Request what works best for you. Don’t let the business or venue tell you what will work best for them. When you settle for less, you may not be able to truly participate and enjoy the experience. They have to accommodate your hearing loss needs also, they just don’t know how yet. 

HoH are good at advocating for others. Parents are good at advocating for their HoH kiddos. When you start advocating for yourself, you can help make large scale changes. It may change the way business looks at hearing loss. Let me give you an example: I lose my hearing and I have young kids, I spend time advocating for my rights at work and my kids see this. They grow up and end up losing their hearing. They will self advocate because it is the example they saw. And now maybe when they say, “I need a caption phone to continue working,” the employer knows exactly what that is. Now, future generations will find it is easier to self advocate and HOH accommodations are a given.

Friends and family members, yes I am a broken record. First talk with your hearing loss family member. What do they want you to help them with when it comes to advocating for themself? Learning all the tools that can be used can help you work together.

SWC convention 2012, workshops

Chelle: My first official hearing loss convention was in 2012 held by the SayWhatClub, in Salt Lake City. John Waldo, an Americans with Disabilities Act (ADA) lawyer, led a workshop for us. He talked about what he was working on and what was coming up. During the  question and answer session, I remember John saying the Hard of Hearing tended to be a “meek” group so it was hard for him to get things done.

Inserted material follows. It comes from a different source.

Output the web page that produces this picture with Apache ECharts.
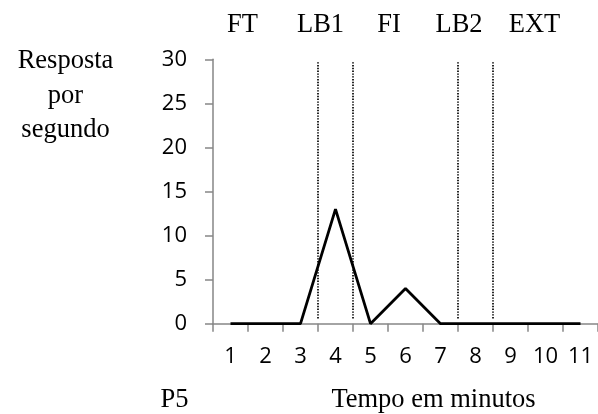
<!DOCTYPE html>
<html>
<head>
<meta charset="utf-8">
<script src="https://cdn.jsdelivr.net/npm/echarts@6/dist/echarts.min.js"></script>
<style>
html,body{margin:0;padding:0;background:#fff;}
#chart{width:598px;height:414px;}
</style>
</head>
<body>
<div id="chart"></div>
<script>
// Data
var minutes = ['1','2','3','4','5','6','7','8','9','10','11'];
var responses = [0,0,0,13,0,4,0,0,0,0,0];
var phaseBoundaries = [3.5, 4.5, 7.5, 8.5];
var boundaryRange = [0.6, 29.8];
var phaseLabels = ['FT','LB1','FI','LB2','EXT'];

var serif = '"Liberation Serif","Times New Roman",serif';
var sans = '"Open Sans","DejaVu Sans",sans-serif';
var phaseLabelX = [242.5, 320.5, 389, 459, 534.5];

var chart = echarts.init(document.getElementById('chart'), null, {renderer:'canvas'});

var series = [{
  type:'line',
  xAxisIndex:0, yAxisIndex:0,
  data: responses,
  symbol:'none',
  lineStyle:{color:'#000', width:2.8},
  z:5
}];
phaseBoundaries.forEach(function(b){
  series.push({
    type:'line',
    xAxisIndex:1, yAxisIndex:0,
    data:[[b, boundaryRange[0]],[b, boundaryRange[1]]],
    symbol:'none',
    lineStyle:{color:'#000', width:1.7, type:[1.4,1.4]},
    z:3
  });
});

var serifFont = '26.5px '+serif;
var graphics = phaseLabels.map(function(t,i){
  return {type:'text', x:phaseLabelX[i], y:25.5,
    style:{text:t, font:serifFont, fill:'#000', textAlign:'center', textVerticalAlign:'middle'}};
});
graphics.push({type:'text', x:65.5, y:44,
  style:{text:'Resposta\npor\nsegundo', font:serifFont, fill:'#000', textAlign:'center', textVerticalAlign:'top', lineHeight:34.5}});
graphics.push({type:'text', x:174.5, y:400,
  style:{text:'P5', font:serifFont, fill:'#000', textAlign:'center', textVerticalAlign:'middle'}});
graphics.push({type:'text', x:433.5, y:400,
  style:{text:'Tempo em minutos', font:serifFont, fill:'#000', textAlign:'center', textVerticalAlign:'middle'}});

chart.setOption({
  animation:false,
  backgroundColor:'#fff',
  grid:{left:213, top:59.3, right:-5.5, bottom:90.3, containLabel:false},
  xAxis:[{
    type:'category',
    data:minutes,
    boundaryGap:true,
    axisLine:{lineStyle:{color:'#868686', width:1.5}},
    axisTick:{show:true, length:8, alignWithLabel:false, lineStyle:{color:'#868686', width:1.5}},
    axisLabel:{color:'#000', fontFamily:sans, fontSize:22, margin:22, interval:0}
  },{
    type:'value', min:0.5, max:11.5, show:false
  }],
  yAxis:[{
    type:'value', min:0, max:30, interval:5,
    axisLine:{show:true, lineStyle:{color:'#868686', width:1.5}},
    axisTick:{show:true, length:8, lineStyle:{color:'#868686', width:1.5}},
    splitLine:{show:false},
    axisLabel:{color:'#000', fontFamily:sans, fontSize:22, margin:26}
  }],
  series:series,
  graphic:graphics
});
</script>
</body>
</html>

The word “meek” hit me like a ton of bricks. I think I’m one of the meek ones because I didn’t want to burden others with my communication needs. Did I want to stay meek? Hell no! If someone was going to work on legislation on my behalf, then I needed to step up.

I started with baby steps. First, I started with my family telling them what I needed for better communication. When that worked, I began advocating for myself in public with grocery store clerks, experimenting with introducing myself and what I needed for communication. I ventured to restaurants by myself to practice with waitresses, they are paid to be nice, right? When a server took extra effort to work with me, I gave them a nice tip. When I returned they remembered me and worked with me. I also started to ask for assistive listening devices (ALDs) whenever I was in a public venue. I ran into issues now and then, hopefully they learned as much as I did. 

Then came my real challenge, asking for CART in a writers workshop, a place where I exhausted all other efforts. I could not participate fully due to bad acoustics and bleed-over noise from other rooms (the walls did not go all the way to the ceiling). There was some push and shove but in the end they had to comply. Julia wound up being the one to do the CART and for the first time, I could participate fully in the workshop answering questions, hearing the other students and even ‘hearing’ while the workshop leader who faced the white board often.

I took myself off the meek list.

This was not instant, it took a couple of years to build up. I borrowed courage from the hearing loss tribe and I’m not sure I could have done it without their help.


If you are having trouble figuring out how to begin with self advocacy, start with finding a peer-to-peer support group for people with hearing loss. Finding others who can share their successes and strategies is encouraging. Before long you’ll feel the boost in confidence needed take those first steps in asking for what you need. Start small and build from there, and remember…

  • unhealthy diffidence, timidity, and meekness can be unlearned.
  • experimentation and practice are invaluable.
  • taking control in situations you know are challenging is key.
  • the more HoH people use their voice to ask for, and educate others about, what they need to be included, the more the world will change.